§ Work instructions
Would you transcribe the listing that follows, character for character, and omit its images?

§ Stored data
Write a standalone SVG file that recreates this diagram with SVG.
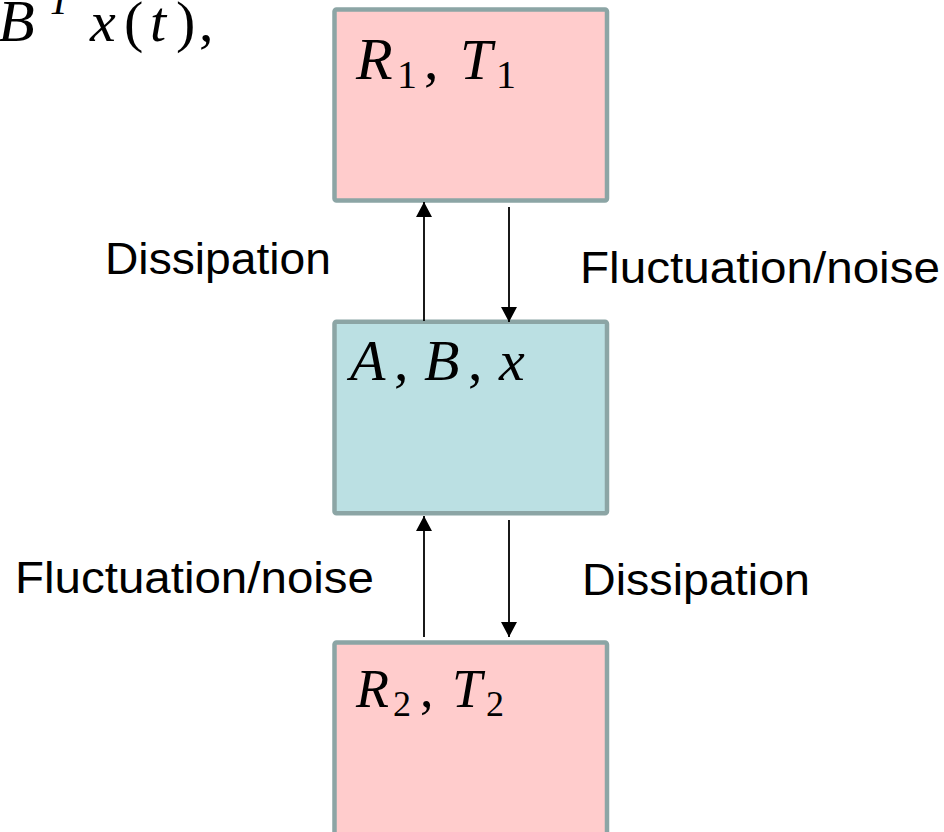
<svg xmlns="http://www.w3.org/2000/svg" width="944" height="832" viewBox="0 0 944 832">
<style>
.box{stroke:#8ca5a5;stroke-width:4.5}
.pink{fill:#ffcccc}
.blue{fill:#bbe0e3}
.lbl{font-family:"Liberation Sans",Arial,sans-serif;font-size:44px;fill:#000}
.m{font-family:"Liberation Serif","Times New Roman",serif;font-size:58px;fill:#000}
.i{font-style:italic}
.s{font-size:40px}
.conn line{stroke:#000;stroke-width:1.8}
</style>
<defs>
<marker id="ah" markerUnits="userSpaceOnUse" markerWidth="16" markerHeight="16" viewBox="0 0 16 16" refX="15" refY="8" orient="auto">
<path d="M0,0 L15,8 L0,16 Z" fill="#000"/>
</marker>
</defs>
<rect width="944" height="832" fill="#fff"/>
<g id="formula">
<text class="m i" x="-2" y="41" style="font-size:60px">B</text>
<text class="m i s" x="48" y="14">T</text>
<text class="m"><tspan class="i" x="90" y="41">x</tspan><tspan x="124" y="41">(</tspan><tspan class="i" x="150" y="41">t</tspan><tspan x="176" y="41">)</tspan><tspan x="199" y="41">,</tspan></text>
</g>
<g id="node-r1t1">
<rect class="box pink" x="334.5" y="9.5" width="272.5" height="191" rx="2"/>
<text class="m"><tspan class="i" x="356" y="79" style="font-size:60px">R</tspan><tspan class="s" x="397" y="88">1</tspan><tspan x="424" y="79">,</tspan><tspan class="i" x="460" y="79">T</tspan><tspan class="s" x="496" y="88">1</tspan></text>
</g>
<g id="node-abx">
<rect class="box blue" x="334.5" y="321.7" width="272.5" height="191.6" rx="2"/>
<text class="m"><tspan class="i" x="350" y="380">A</tspan><tspan x="394" y="380">,</tspan><tspan class="i" x="424" y="380">B</tspan><tspan x="468" y="380">,</tspan><tspan class="i" x="499" y="380">x</tspan></text>
</g>
<g id="node-r2t2">
<rect class="box pink" x="334.5" y="642.5" width="272.5" height="200" rx="2"/>
<text class="m" style="font-size:54px"><tspan class="i" x="356" y="707">R</tspan><tspan style="font-size:36px" x="393" y="716">2</tspan><tspan x="420" y="707">,</tspan><tspan class="i" x="452" y="707">T</tspan><tspan style="font-size:36px" x="486" y="716">2</tspan></text>
</g>
<g class="conn" id="connectors">
<line x1="424" y1="321" x2="424" y2="202" marker-end="url(#ah)"/>
<line x1="509" y1="207" x2="509" y2="322" marker-end="url(#ah)"/>
<line x1="424" y1="637" x2="424" y2="516" marker-end="url(#ah)"/>
<line x1="509" y1="520" x2="509" y2="637" marker-end="url(#ah)"/>
</g>
<g id="labels">
<text class="lbl" x="105" y="274" textLength="226" lengthAdjust="spacingAndGlyphs">Dissipation</text>
<text class="lbl" x="580" y="283" textLength="360" lengthAdjust="spacingAndGlyphs">Fluctuation/noise</text>
<text class="lbl" x="15" y="593" textLength="359" lengthAdjust="spacingAndGlyphs">Fluctuation/noise</text>
<text class="lbl" x="582" y="595" textLength="228" lengthAdjust="spacingAndGlyphs">Dissipation</text>
</g>
</svg>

§ Result
Write a standalone SVG file that recreates this diagram with SVG.
<svg xmlns="http://www.w3.org/2000/svg" width="944" height="832" viewBox="0 0 944 832">
<style>
.box{stroke:#8ca5a5;stroke-width:4.5}
.pink{fill:#ffcccc}
.blue{fill:#bbe0e3}
.lbl{font-family:"Liberation Sans",Arial,sans-serif;font-size:44px;fill:#000}
.m{font-family:"Liberation Serif","Times New Roman",serif;font-size:58px;fill:#000}
.i{font-style:italic}
.s{font-size:40px}
.conn line{stroke:#000;stroke-width:1.8}
</style>
<defs>
<marker id="ah" markerUnits="userSpaceOnUse" markerWidth="16" markerHeight="16" viewBox="0 0 16 16" refX="15" refY="8" orient="auto">
<path d="M0,0 L15,8 L0,16 Z" fill="#000"/>
</marker>
</defs>
<rect width="944" height="832" fill="#fff"/>
<g id="formula">
<text class="m i" x="-2" y="41" style="font-size:60px">B</text>
<text class="m i s" x="48" y="14">T</text>
<text class="m"><tspan class="i" x="90" y="41">x</tspan><tspan x="124" y="41">(</tspan><tspan class="i" x="150" y="41">t</tspan><tspan x="176" y="41">)</tspan><tspan x="199" y="41">,</tspan></text>
</g>
<g id="node-r1t1">
<rect class="box pink" x="334.5" y="9.5" width="272.5" height="191" rx="2"/>
<text class="m"><tspan class="i" x="356" y="79" style="font-size:60px">R</tspan><tspan class="s" x="397" y="88">1</tspan><tspan x="424" y="79">,</tspan><tspan class="i" x="460" y="79">T</tspan><tspan class="s" x="496" y="88">1</tspan></text>
</g>
<g id="node-abx">
<rect class="box blue" x="334.5" y="321.7" width="272.5" height="191.6" rx="2"/>
<text class="m"><tspan class="i" x="350" y="380">A</tspan><tspan x="394" y="380">,</tspan><tspan class="i" x="424" y="380">B</tspan><tspan x="468" y="380">,</tspan><tspan class="i" x="499" y="380">x</tspan></text>
</g>
<g id="node-r2t2">
<rect class="box pink" x="334.5" y="642.5" width="272.5" height="200" rx="2"/>
<text class="m" style="font-size:54px"><tspan class="i" x="356" y="707">R</tspan><tspan style="font-size:36px" x="393" y="716">2</tspan><tspan x="420" y="707">,</tspan><tspan class="i" x="452" y="707">T</tspan><tspan style="font-size:36px" x="486" y="716">2</tspan></text>
</g>
<g class="conn" id="connectors">
<line x1="424" y1="321" x2="424" y2="202" marker-end="url(#ah)"/>
<line x1="509" y1="207" x2="509" y2="322" marker-end="url(#ah)"/>
<line x1="424" y1="637" x2="424" y2="516" marker-end="url(#ah)"/>
<line x1="509" y1="520" x2="509" y2="637" marker-end="url(#ah)"/>
</g>
<g id="labels">
<text class="lbl" x="105" y="274" textLength="226" lengthAdjust="spacingAndGlyphs">Dissipation</text>
<text class="lbl" x="580" y="283" textLength="360" lengthAdjust="spacingAndGlyphs">Fluctuation/noise</text>
<text class="lbl" x="15" y="593" textLength="359" lengthAdjust="spacingAndGlyphs">Fluctuation/noise</text>
<text class="lbl" x="582" y="595" textLength="228" lengthAdjust="spacingAndGlyphs">Dissipation</text>
</g>
</svg>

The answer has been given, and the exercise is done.